What bothered me more, I think it was a test, where the Senior Clerk gave me a brief and it was to represent a couple of National Front youngsters who had thrown a brick through an Asian shopkeeper’s window. So I went and said ‘do you think this is a good idea’ and the Clerk said ‘don’t worry Miss Dobbs, just do Al Jolson in reverse’. Al Jolson was a singer who used to black himself up and have white lips so he was saying you know get a bit of tennis white and they won’t know the difference. I spent time with these two young lads and I was terrified, I was a youngster at the time. It wasn’t pleasant but if you got too upset about it then you weren’t able to do your job properly.
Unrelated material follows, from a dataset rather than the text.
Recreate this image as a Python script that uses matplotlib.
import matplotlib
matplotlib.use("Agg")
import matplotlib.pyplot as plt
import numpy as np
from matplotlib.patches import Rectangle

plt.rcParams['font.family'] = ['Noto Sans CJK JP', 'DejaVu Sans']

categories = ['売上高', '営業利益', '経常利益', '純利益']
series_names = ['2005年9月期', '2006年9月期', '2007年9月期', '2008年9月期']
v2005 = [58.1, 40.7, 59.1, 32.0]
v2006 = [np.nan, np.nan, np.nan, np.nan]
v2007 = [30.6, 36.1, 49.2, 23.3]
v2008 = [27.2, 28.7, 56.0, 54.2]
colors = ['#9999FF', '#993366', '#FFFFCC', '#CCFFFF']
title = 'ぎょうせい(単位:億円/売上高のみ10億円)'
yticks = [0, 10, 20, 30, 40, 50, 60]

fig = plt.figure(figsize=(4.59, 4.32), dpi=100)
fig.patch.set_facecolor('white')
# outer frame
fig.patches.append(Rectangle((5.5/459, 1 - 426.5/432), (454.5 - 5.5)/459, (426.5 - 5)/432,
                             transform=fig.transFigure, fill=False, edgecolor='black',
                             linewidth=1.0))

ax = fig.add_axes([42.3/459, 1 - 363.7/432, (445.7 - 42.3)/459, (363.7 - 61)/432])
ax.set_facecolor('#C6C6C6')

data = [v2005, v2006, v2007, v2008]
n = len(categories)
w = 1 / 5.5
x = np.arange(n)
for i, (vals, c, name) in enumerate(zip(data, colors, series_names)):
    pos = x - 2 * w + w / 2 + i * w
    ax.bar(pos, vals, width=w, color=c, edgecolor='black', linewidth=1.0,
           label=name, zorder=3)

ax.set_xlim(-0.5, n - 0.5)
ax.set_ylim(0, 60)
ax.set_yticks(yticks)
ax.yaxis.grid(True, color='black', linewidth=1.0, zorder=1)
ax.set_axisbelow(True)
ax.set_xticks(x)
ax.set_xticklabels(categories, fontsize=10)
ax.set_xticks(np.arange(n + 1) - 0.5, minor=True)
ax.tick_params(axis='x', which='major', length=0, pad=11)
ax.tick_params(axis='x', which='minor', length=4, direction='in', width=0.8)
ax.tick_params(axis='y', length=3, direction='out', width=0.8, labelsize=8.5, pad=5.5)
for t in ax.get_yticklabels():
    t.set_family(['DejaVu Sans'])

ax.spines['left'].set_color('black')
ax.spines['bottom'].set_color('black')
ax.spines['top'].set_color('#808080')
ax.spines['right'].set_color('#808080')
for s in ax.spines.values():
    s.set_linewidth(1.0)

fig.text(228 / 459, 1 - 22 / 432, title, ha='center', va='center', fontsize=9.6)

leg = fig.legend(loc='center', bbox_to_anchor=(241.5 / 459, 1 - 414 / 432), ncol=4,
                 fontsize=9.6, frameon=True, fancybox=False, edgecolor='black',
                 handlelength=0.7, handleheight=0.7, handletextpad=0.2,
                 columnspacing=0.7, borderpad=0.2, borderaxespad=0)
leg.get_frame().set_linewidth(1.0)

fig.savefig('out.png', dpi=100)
It was difficult to complain about things in those days, there were no procedures, no equality code. None of it was recorded, so to prove that you were being discriminated against was very difficult. One solicitor used to send me work when I was a pupil and said ‘why aren’t you available’’ and I said well I was, but the Clerk had been tippexing my name out and giving work to the male pupil they wanted to be taken on as a Member of Chambers.
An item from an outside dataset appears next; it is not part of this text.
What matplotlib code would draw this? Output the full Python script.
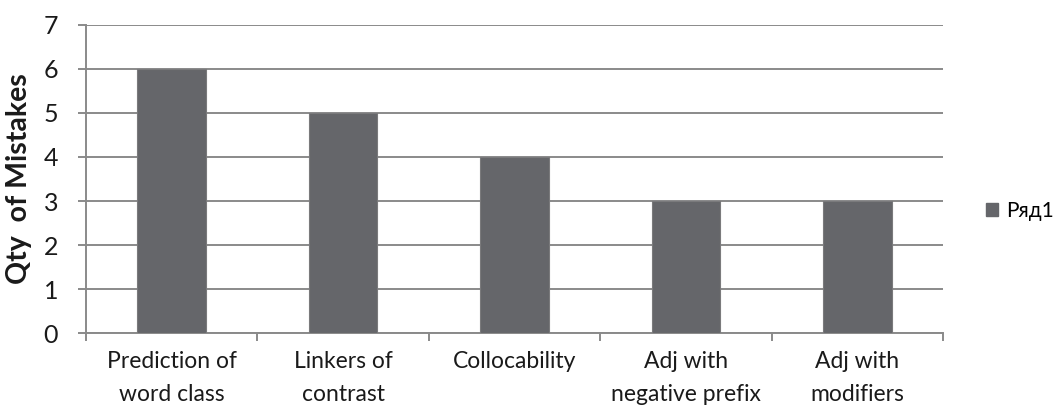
import matplotlib
matplotlib.use("Agg")
import matplotlib.pyplot as plt
from matplotlib.patches import Patch

categories = ["Prediction of\nword class", "Linkers of\ncontrast", "Collocability",
              "Adj with\nnegative prefix", "Adj with\nmodifiers"]
values = [6, 5, 4, 3, 3]
series_name = "Ряд1"
y_ticks = [0, 1, 2, 3, 4, 5, 6, 7]

plt.rcParams['font.family'] = ['Lato', 'DejaVu Sans']

fig = plt.figure(figsize=(10.59, 4.09), dpi=100)
ax = fig.add_axes([0.0812, 0.1858, 0.8093, 0.7531])

grid_color = "#8a8a8a"
bar_color = "#65666a"
text_color = "#1a1a1a"

x = list(range(len(categories)))
ax.bar(x, values, width=0.4, color=bar_color, edgecolor="#7a7a7c", linewidth=0.8, zorder=3)

ax.set_xlim(-0.5, len(categories) - 0.5)
ax.set_ylim(0, 7)
ax.set_yticks(y_ticks)
ax.yaxis.grid(True, color=grid_color, linewidth=1.4, zorder=0)
ax.set_axisbelow(True)

for s in ["top", "right"]:
    ax.spines[s].set_visible(False)
for s in ["left", "bottom"]:
    ax.spines[s].set_color(grid_color)
    ax.spines[s].set_linewidth(1.4)

ax.tick_params(axis="y", length=6, width=1.4, color=grid_color, labelsize=18, pad=14, labelcolor=text_color)
ax.set_xticks(x)
ax.set_xticklabels(categories, fontsize=16.5, color=text_color, linespacing=1.7)
ax.tick_params(axis="x", which="major", length=0, pad=13)
ax.set_xticks([i - 0.5 for i in range(len(categories) + 1)], minor=True)
ax.tick_params(axis="x", which="minor", length=6, width=1.4, color=grid_color)

ax.set_ylabel("Qty  of Mistakes", fontsize=20.5, fontweight="bold", color=text_color, labelpad=8)

handle = Patch(facecolor=bar_color, edgecolor=bar_color)
fig.legend([handle], [series_name], loc="center left", bbox_to_anchor=(0.931, 0.485),
           frameon=False, fontsize=15, handlelength=0.6, handleheight=0.6, handletextpad=0.35,
           borderpad=0, borderaxespad=0)

fig.savefig("out.png", dpi=100)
I was always reluctant to go onto the Bench, I think it was partly a confidence issue that I wouldn’t be able to do it or that people would think I’d only been appointed because I was a black woman. I was appointed in 2004 to be a High Court Judge, the first person of an ethnic minority. I thought that somebody’s got to start the ball rolling and I was trying to do that and change the lack of diversity. I was a little optimistic because it took seven years before the next person was appointed to the High Court Bench from a minority ethnic background, which is rather disappointing. It’s been very slow indeed and disappointing. People feel that being a High Court Judge wasn’t for them because you had to go out on circuit, which nobody wants to do if they’ve got family and kids and things. There is a combination of things, and also a lack of role models, because if you don’t see people like yourself there then you don’t want to be there. When I had my first Judge’s meeting I just looked around at the sea of male faces, people don’t realise that it can be lonely. Lady Justice Hallett was somebody who I always turned to if I had concerns or I wanted help, and in Chambers there was a senior female silk who I turned to but, being the first, who do you look to?

I think diversity fatigue is the greatest challenge at the moment. People think we have done diversity, but actually we are not yet in the mainstream when it comes to diversity, especially in the senior judiciary. At the present rate it will take 50 years for there to be gender parity. One has to apply the law coolly and without passion and therefore your gender is totally irrelevant. Of course women minority ethnic people bring something to the table, but not just because they’re women, because of their experience. I advise young people to get themselves a mentor, I mentor a lot of young people, and that they should do a self-analysis and know themselves really well. I’m proud that I feel I have made a difference to a lot of young people, it’s all about unlocking potential.